*DATA SECTION*.
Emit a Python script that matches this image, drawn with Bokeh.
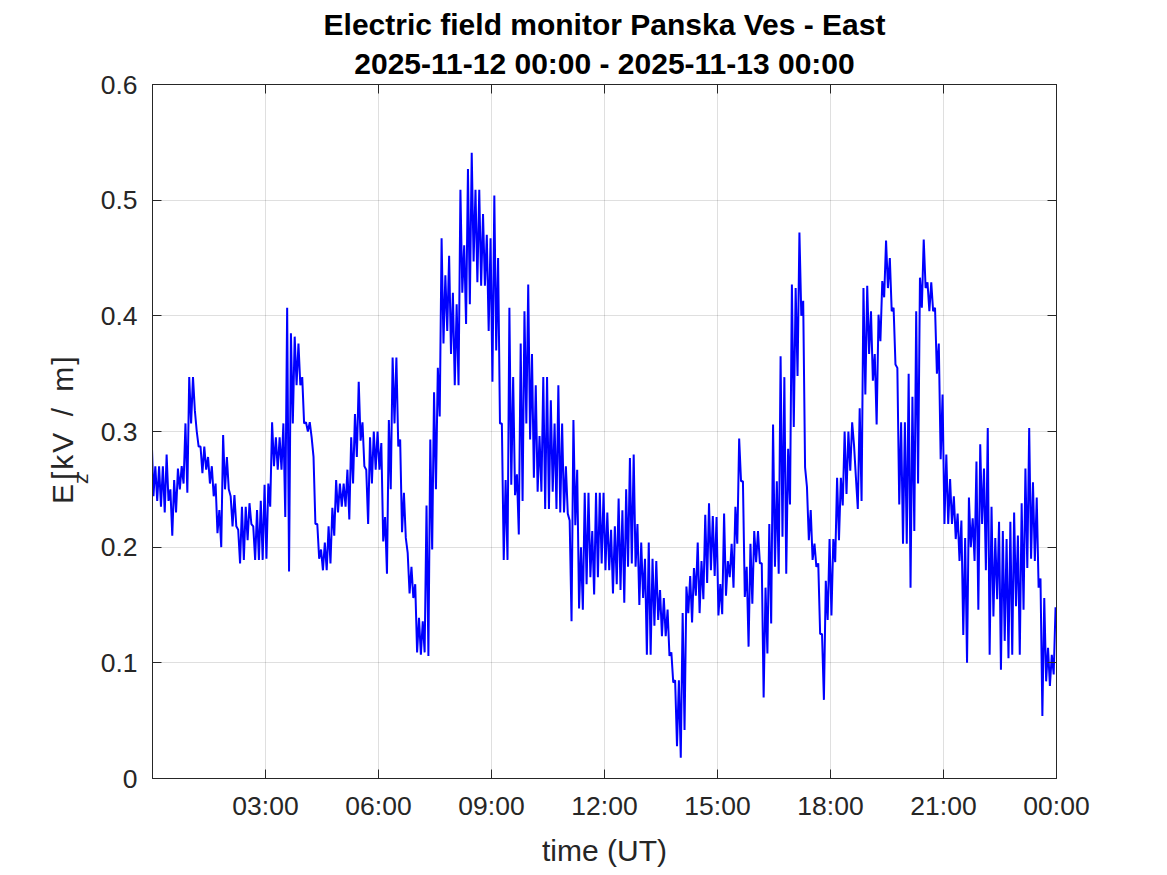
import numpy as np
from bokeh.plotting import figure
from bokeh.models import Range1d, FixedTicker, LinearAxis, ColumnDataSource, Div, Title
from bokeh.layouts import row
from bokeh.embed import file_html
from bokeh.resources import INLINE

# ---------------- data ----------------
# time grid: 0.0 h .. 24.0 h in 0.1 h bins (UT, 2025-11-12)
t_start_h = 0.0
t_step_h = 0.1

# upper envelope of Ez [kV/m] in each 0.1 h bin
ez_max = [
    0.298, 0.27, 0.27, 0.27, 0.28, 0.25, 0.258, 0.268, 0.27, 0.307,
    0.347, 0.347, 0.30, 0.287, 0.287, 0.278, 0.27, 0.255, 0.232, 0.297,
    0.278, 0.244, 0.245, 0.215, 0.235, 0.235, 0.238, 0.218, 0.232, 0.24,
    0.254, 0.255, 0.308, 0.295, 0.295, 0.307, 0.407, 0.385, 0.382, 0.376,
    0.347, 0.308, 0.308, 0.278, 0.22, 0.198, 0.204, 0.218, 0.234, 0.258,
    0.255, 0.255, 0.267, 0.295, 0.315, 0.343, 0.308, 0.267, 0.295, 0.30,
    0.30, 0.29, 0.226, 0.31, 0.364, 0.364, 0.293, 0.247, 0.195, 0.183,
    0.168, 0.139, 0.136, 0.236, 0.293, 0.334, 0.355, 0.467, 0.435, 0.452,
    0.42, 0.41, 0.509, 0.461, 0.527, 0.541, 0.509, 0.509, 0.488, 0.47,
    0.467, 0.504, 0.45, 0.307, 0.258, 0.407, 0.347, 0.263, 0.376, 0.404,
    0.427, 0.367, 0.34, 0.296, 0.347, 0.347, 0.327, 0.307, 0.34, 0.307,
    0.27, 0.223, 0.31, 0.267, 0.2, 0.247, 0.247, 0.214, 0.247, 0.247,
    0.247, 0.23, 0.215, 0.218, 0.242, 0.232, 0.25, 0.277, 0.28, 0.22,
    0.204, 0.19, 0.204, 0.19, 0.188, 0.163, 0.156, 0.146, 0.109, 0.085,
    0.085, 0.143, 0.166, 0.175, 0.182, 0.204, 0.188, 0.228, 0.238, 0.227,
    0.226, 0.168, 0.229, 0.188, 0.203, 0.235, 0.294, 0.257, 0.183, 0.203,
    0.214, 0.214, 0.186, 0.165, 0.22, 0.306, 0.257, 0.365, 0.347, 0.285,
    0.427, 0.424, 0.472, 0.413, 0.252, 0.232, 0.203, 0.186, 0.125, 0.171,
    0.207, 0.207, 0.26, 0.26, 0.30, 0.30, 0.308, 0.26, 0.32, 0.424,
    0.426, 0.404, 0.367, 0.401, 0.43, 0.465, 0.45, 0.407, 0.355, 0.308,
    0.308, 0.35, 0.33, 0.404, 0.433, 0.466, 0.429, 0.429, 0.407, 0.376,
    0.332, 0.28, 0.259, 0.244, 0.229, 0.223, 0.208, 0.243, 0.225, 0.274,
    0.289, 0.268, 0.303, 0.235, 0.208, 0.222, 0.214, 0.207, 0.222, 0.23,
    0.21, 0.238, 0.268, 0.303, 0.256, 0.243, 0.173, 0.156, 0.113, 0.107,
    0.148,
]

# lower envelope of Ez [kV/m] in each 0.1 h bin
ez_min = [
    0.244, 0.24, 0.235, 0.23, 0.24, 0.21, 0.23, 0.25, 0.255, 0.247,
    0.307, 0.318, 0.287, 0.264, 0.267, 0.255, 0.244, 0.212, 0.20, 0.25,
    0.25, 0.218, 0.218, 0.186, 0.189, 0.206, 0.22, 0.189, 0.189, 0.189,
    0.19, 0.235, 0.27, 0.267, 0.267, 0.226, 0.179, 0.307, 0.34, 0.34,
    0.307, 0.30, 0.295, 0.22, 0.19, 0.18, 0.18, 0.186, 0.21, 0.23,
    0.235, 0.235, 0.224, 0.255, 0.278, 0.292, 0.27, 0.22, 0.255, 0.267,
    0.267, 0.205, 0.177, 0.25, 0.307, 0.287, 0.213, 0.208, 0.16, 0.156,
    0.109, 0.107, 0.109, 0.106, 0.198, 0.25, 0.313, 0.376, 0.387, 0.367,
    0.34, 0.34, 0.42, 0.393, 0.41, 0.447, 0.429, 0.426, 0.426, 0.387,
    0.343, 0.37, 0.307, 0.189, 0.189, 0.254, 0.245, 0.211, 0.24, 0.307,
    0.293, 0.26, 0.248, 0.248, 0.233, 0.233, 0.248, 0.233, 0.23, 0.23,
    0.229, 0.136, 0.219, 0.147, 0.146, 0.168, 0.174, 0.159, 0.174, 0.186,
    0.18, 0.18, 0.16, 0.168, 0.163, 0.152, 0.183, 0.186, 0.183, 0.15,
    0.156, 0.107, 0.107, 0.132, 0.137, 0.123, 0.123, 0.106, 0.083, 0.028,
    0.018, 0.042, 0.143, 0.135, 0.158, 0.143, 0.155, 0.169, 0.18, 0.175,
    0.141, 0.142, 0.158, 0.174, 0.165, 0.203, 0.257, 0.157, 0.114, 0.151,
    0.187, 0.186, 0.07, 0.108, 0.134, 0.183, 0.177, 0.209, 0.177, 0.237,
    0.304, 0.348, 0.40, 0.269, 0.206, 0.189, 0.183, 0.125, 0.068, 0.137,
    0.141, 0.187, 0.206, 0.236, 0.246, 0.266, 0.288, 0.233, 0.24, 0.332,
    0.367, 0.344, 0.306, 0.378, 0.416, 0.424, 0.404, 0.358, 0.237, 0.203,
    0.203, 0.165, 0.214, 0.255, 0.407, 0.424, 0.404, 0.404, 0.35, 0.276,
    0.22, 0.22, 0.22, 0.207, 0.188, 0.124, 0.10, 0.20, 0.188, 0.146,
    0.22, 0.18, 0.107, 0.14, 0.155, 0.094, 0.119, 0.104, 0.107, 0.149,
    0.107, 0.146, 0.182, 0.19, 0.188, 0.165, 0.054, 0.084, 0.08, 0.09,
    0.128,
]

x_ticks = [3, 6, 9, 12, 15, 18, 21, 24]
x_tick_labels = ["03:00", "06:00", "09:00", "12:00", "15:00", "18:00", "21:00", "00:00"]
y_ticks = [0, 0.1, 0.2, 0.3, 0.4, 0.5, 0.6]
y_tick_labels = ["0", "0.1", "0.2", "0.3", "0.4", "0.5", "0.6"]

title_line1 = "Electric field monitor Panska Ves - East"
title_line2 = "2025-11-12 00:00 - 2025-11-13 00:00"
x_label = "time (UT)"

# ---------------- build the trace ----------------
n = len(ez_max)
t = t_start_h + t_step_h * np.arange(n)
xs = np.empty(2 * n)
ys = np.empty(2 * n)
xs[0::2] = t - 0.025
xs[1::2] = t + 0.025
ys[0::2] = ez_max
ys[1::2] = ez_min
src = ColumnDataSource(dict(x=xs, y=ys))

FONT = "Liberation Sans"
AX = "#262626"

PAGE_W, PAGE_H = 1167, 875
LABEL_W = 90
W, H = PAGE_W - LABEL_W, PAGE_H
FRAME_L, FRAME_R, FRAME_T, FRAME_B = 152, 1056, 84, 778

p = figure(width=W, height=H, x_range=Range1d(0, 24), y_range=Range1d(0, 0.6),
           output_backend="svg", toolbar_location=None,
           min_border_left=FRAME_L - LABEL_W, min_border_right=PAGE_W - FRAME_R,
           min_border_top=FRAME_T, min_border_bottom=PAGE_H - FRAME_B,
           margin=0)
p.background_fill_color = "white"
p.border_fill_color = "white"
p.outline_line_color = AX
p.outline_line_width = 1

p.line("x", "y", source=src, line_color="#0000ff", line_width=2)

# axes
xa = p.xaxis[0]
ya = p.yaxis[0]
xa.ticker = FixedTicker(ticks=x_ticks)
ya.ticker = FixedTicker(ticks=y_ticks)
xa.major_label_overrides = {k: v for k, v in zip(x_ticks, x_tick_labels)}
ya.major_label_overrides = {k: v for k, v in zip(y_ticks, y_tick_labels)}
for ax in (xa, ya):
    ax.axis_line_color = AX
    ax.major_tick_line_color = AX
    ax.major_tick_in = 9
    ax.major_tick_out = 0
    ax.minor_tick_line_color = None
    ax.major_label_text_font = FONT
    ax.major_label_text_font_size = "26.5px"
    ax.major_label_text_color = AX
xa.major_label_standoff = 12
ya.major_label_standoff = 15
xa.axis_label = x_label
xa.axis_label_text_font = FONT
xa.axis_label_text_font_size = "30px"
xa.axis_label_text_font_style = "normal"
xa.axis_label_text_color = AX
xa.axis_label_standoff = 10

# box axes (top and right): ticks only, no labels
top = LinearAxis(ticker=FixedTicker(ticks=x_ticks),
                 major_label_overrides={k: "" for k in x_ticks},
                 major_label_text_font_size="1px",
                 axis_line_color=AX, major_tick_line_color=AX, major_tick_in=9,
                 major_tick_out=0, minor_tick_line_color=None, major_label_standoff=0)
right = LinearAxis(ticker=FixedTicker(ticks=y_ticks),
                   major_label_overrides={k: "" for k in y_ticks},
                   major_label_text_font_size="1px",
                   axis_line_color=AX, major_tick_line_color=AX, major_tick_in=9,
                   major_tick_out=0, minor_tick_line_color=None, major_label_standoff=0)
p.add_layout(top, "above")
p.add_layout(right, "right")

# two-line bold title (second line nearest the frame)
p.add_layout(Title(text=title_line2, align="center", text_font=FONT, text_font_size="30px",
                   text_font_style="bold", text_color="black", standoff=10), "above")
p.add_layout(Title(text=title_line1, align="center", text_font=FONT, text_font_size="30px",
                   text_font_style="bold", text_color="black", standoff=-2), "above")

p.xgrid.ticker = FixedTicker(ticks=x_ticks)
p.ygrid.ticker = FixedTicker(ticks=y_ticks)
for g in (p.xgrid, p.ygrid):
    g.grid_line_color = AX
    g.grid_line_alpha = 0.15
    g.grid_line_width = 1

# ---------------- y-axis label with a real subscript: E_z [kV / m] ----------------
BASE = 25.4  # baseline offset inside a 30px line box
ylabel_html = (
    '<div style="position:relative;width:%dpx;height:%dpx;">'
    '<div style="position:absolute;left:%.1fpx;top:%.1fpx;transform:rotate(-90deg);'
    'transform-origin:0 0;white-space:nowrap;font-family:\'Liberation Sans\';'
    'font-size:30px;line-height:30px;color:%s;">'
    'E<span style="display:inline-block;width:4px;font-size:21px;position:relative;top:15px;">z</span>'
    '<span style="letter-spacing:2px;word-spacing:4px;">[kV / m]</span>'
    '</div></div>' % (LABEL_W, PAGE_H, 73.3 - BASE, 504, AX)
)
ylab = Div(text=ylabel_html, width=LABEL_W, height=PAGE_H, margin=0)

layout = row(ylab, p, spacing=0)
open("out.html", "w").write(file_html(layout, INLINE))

*INSTRUCTIONS TO FOLLOW*. Write out each line of the listing above, exactly, from its first line to the line holding "t_step_h = 0.1", inclusive. Skip the pictures.

*FINAL RESULT*.
Emit a Python script that matches this image, drawn with Bokeh.
import numpy as np
from bokeh.plotting import figure
from bokeh.models import Range1d, FixedTicker, LinearAxis, ColumnDataSource, Div, Title
from bokeh.layouts import row
from bokeh.embed import file_html
from bokeh.resources import INLINE

# ---------------- data ----------------
# time grid: 0.0 h .. 24.0 h in 0.1 h bins (UT, 2025-11-12)
t_start_h = 0.0
t_step_h = 0.1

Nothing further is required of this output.